Supplied data:
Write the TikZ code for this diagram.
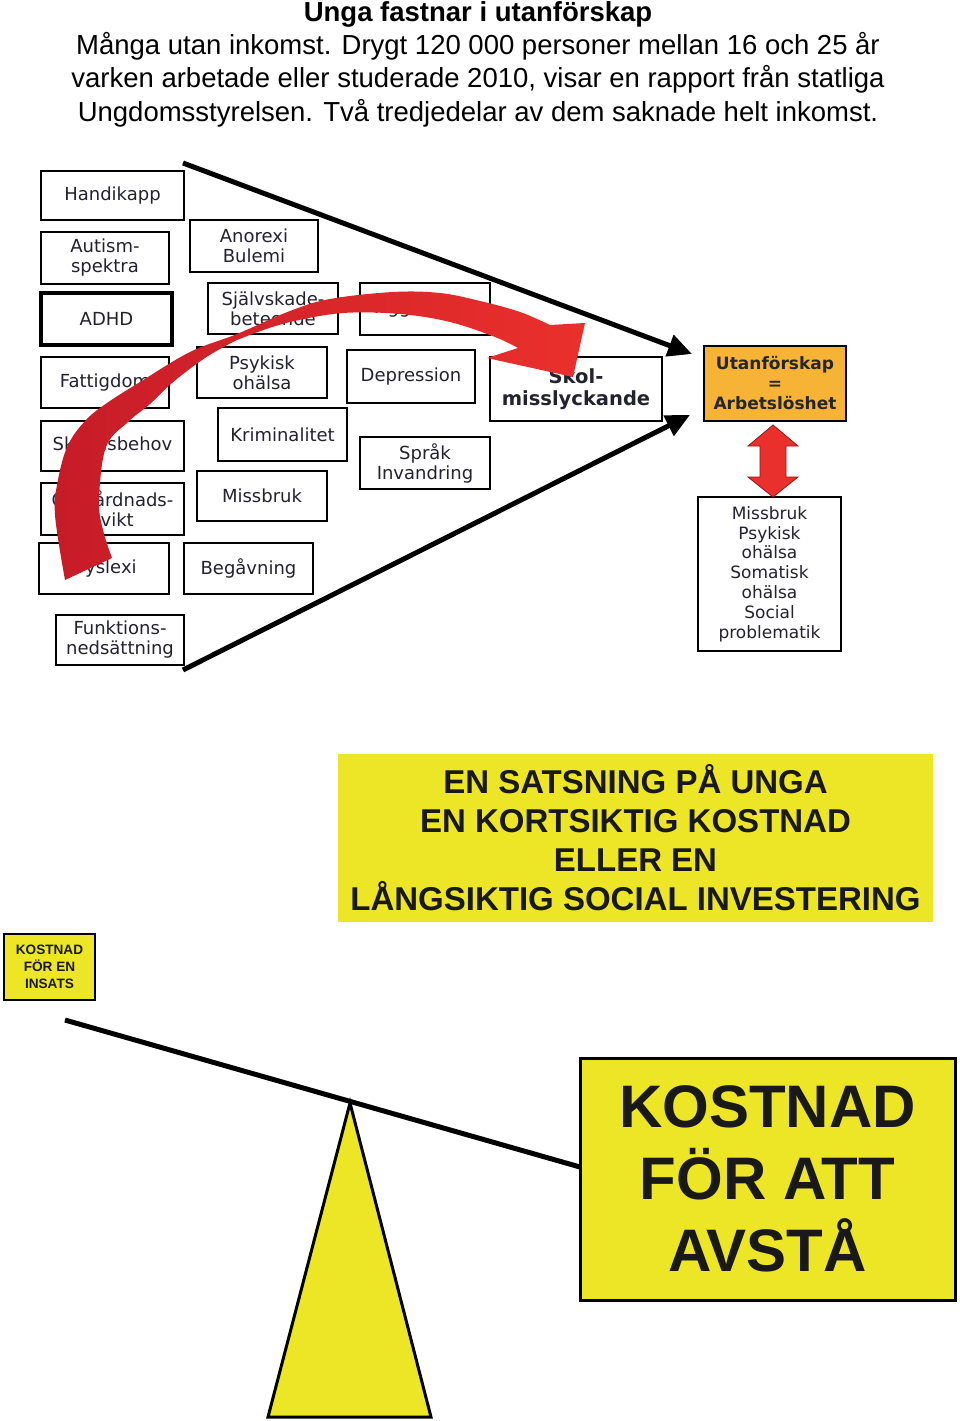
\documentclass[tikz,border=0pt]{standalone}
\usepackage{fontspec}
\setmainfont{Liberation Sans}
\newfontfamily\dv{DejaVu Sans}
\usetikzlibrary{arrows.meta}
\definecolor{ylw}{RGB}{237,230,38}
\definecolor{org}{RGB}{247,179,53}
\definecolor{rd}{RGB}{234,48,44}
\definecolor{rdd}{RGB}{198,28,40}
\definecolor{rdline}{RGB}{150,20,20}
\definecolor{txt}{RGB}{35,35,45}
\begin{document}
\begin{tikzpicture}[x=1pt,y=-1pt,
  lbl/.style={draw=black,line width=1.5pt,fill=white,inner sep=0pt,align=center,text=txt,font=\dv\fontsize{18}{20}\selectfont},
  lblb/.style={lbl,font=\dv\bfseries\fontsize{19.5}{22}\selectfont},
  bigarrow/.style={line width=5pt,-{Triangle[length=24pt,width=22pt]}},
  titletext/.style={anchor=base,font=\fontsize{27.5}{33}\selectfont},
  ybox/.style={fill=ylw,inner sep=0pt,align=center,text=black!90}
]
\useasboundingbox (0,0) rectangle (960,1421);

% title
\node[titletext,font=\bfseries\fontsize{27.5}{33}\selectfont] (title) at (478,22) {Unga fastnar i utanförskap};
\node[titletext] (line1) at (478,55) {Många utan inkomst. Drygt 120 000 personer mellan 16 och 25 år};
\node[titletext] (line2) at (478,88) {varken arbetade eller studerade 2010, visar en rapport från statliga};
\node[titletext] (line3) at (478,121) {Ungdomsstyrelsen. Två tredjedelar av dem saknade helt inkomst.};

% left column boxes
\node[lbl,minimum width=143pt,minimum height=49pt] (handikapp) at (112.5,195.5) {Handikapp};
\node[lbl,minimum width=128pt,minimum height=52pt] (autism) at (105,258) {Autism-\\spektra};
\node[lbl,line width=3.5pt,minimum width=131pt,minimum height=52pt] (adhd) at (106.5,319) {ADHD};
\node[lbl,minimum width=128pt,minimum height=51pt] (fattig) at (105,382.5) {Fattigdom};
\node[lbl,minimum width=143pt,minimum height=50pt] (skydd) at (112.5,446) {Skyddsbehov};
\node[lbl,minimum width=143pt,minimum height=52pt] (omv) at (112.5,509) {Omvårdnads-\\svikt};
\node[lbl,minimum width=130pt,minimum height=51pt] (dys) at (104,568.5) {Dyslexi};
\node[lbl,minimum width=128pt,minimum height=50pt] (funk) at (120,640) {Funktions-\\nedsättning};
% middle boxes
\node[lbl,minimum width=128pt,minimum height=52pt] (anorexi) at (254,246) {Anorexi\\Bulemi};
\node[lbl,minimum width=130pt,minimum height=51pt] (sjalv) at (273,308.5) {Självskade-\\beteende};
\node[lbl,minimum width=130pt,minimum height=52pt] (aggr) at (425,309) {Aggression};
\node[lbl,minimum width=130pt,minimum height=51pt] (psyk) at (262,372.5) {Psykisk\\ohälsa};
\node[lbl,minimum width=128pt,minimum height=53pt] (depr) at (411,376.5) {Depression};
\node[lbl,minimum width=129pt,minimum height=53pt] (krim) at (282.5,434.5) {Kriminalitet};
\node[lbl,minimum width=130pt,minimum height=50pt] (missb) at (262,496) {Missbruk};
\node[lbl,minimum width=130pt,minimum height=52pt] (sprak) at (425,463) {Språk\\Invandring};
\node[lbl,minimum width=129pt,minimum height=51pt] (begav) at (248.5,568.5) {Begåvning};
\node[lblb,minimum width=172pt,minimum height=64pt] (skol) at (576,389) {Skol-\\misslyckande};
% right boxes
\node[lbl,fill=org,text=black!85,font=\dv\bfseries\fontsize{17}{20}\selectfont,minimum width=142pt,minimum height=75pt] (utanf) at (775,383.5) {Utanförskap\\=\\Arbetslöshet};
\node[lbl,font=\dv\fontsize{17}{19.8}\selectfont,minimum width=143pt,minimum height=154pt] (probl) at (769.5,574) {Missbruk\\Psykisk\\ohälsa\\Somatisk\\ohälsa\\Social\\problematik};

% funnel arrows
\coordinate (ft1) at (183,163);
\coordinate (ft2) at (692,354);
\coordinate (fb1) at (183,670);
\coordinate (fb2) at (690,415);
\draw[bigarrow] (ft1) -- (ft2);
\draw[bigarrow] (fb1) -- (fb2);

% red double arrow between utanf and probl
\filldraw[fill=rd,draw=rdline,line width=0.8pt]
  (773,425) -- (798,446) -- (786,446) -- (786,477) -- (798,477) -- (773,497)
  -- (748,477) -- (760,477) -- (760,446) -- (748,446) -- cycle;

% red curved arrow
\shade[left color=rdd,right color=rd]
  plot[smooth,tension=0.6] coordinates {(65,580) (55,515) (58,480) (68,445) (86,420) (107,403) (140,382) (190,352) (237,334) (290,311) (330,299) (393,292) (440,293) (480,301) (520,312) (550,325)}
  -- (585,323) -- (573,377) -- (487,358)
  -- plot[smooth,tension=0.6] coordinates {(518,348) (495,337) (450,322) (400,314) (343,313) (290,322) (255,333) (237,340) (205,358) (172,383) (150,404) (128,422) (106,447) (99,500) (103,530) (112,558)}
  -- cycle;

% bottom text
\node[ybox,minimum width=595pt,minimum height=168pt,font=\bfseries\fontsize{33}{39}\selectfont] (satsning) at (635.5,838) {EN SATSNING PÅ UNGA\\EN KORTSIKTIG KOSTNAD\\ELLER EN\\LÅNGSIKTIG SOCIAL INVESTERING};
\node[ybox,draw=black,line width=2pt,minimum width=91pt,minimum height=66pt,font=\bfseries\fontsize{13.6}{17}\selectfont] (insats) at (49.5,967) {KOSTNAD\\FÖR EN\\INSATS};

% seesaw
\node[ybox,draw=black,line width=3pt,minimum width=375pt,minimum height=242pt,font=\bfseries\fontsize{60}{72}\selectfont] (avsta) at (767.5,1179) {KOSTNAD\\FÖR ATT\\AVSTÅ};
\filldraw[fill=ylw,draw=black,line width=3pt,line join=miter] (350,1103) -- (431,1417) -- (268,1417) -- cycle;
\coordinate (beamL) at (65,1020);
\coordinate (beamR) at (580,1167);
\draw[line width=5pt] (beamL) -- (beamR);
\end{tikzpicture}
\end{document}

Directions for this task: Exactly as written, return every line of the listing, but not the pictures.

Correct result:
Write the TikZ code for this diagram.
\documentclass[tikz,border=0pt]{standalone}
\usepackage{fontspec}
\setmainfont{Liberation Sans}
\newfontfamily\dv{DejaVu Sans}
\usetikzlibrary{arrows.meta}
\definecolor{ylw}{RGB}{237,230,38}
\definecolor{org}{RGB}{247,179,53}
\definecolor{rd}{RGB}{234,48,44}
\definecolor{rdd}{RGB}{198,28,40}
\definecolor{rdline}{RGB}{150,20,20}
\definecolor{txt}{RGB}{35,35,45}
\begin{document}
\begin{tikzpicture}[x=1pt,y=-1pt,
  lbl/.style={draw=black,line width=1.5pt,fill=white,inner sep=0pt,align=center,text=txt,font=\dv\fontsize{18}{20}\selectfont},
  lblb/.style={lbl,font=\dv\bfseries\fontsize{19.5}{22}\selectfont},
  bigarrow/.style={line width=5pt,-{Triangle[length=24pt,width=22pt]}},
  titletext/.style={anchor=base,font=\fontsize{27.5}{33}\selectfont},
  ybox/.style={fill=ylw,inner sep=0pt,align=center,text=black!90}
]
\useasboundingbox (0,0) rectangle (960,1421);

% title
\node[titletext,font=\bfseries\fontsize{27.5}{33}\selectfont] (title) at (478,22) {Unga fastnar i utanförskap};
\node[titletext] (line1) at (478,55) {Många utan inkomst. Drygt 120 000 personer mellan 16 och 25 år};
\node[titletext] (line2) at (478,88) {varken arbetade eller studerade 2010, visar en rapport från statliga};
\node[titletext] (line3) at (478,121) {Ungdomsstyrelsen. Två tredjedelar av dem saknade helt inkomst.};

% left column boxes
\node[lbl,minimum width=143pt,minimum height=49pt] (handikapp) at (112.5,195.5) {Handikapp};
\node[lbl,minimum width=128pt,minimum height=52pt] (autism) at (105,258) {Autism-\\spektra};
\node[lbl,line width=3.5pt,minimum width=131pt,minimum height=52pt] (adhd) at (106.5,319) {ADHD};
\node[lbl,minimum width=128pt,minimum height=51pt] (fattig) at (105,382.5) {Fattigdom};
\node[lbl,minimum width=143pt,minimum height=50pt] (skydd) at (112.5,446) {Skyddsbehov};
\node[lbl,minimum width=143pt,minimum height=52pt] (omv) at (112.5,509) {Omvårdnads-\\svikt};
\node[lbl,minimum width=130pt,minimum height=51pt] (dys) at (104,568.5) {Dyslexi};
\node[lbl,minimum width=128pt,minimum height=50pt] (funk) at (120,640) {Funktions-\\nedsättning};
% middle boxes
\node[lbl,minimum width=128pt,minimum height=52pt] (anorexi) at (254,246) {Anorexi\\Bulemi};
\node[lbl,minimum width=130pt,minimum height=51pt] (sjalv) at (273,308.5) {Självskade-\\beteende};
\node[lbl,minimum width=130pt,minimum height=52pt] (aggr) at (425,309) {Aggression};
\node[lbl,minimum width=130pt,minimum height=51pt] (psyk) at (262,372.5) {Psykisk\\ohälsa};
\node[lbl,minimum width=128pt,minimum height=53pt] (depr) at (411,376.5) {Depression};
\node[lbl,minimum width=129pt,minimum height=53pt] (krim) at (282.5,434.5) {Kriminalitet};
\node[lbl,minimum width=130pt,minimum height=50pt] (missb) at (262,496) {Missbruk};
\node[lbl,minimum width=130pt,minimum height=52pt] (sprak) at (425,463) {Språk\\Invandring};
\node[lbl,minimum width=129pt,minimum height=51pt] (begav) at (248.5,568.5) {Begåvning};
\node[lblb,minimum width=172pt,minimum height=64pt] (skol) at (576,389) {Skol-\\misslyckande};
% right boxes
\node[lbl,fill=org,text=black!85,font=\dv\bfseries\fontsize{17}{20}\selectfont,minimum width=142pt,minimum height=75pt] (utanf) at (775,383.5) {Utanförskap\\=\\Arbetslöshet};
\node[lbl,font=\dv\fontsize{17}{19.8}\selectfont,minimum width=143pt,minimum height=154pt] (probl) at (769.5,574) {Missbruk\\Psykisk\\ohälsa\\Somatisk\\ohälsa\\Social\\problematik};

% funnel arrows
\coordinate (ft1) at (183,163);
\coordinate (ft2) at (692,354);
\coordinate (fb1) at (183,670);
\coordinate (fb2) at (690,415);
\draw[bigarrow] (ft1) -- (ft2);
\draw[bigarrow] (fb1) -- (fb2);

% red double arrow between utanf and probl
\filldraw[fill=rd,draw=rdline,line width=0.8pt]
  (773,425) -- (798,446) -- (786,446) -- (786,477) -- (798,477) -- (773,497)
  -- (748,477) -- (760,477) -- (760,446) -- (748,446) -- cycle;

% red curved arrow
\shade[left color=rdd,right color=rd]
  plot[smooth,tension=0.6] coordinates {(65,580) (55,515) (58,480) (68,445) (86,420) (107,403) (140,382) (190,352) (237,334) (290,311) (330,299) (393,292) (440,293) (480,301) (520,312) (550,325)}
  -- (585,323) -- (573,377) -- (487,358)
  -- plot[smooth,tension=0.6] coordinates {(518,348) (495,337) (450,322) (400,314) (343,313) (290,322) (255,333) (237,340) (205,358) (172,383) (150,404) (128,422) (106,447) (99,500) (103,530) (112,558)}
  -- cycle;

% bottom text
\node[ybox,minimum width=595pt,minimum height=168pt,font=\bfseries\fontsize{33}{39}\selectfont] (satsning) at (635.5,838) {EN SATSNING PÅ UNGA\\EN KORTSIKTIG KOSTNAD\\ELLER EN\\LÅNGSIKTIG SOCIAL INVESTERING};
\node[ybox,draw=black,line width=2pt,minimum width=91pt,minimum height=66pt,font=\bfseries\fontsize{13.6}{17}\selectfont] (insats) at (49.5,967) {KOSTNAD\\FÖR EN\\INSATS};

% seesaw
\node[ybox,draw=black,line width=3pt,minimum width=375pt,minimum height=242pt,font=\bfseries\fontsize{60}{72}\selectfont] (avsta) at (767.5,1179) {KOSTNAD\\FÖR ATT\\AVSTÅ};
\filldraw[fill=ylw,draw=black,line width=3pt,line join=miter] (350,1103) -- (431,1417) -- (268,1417) -- cycle;
\coordinate (beamL) at (65,1020);
\coordinate (beamR) at (580,1167);
\draw[line width=5pt] (beamL) -- (beamR);
\end{tikzpicture}
\end{document}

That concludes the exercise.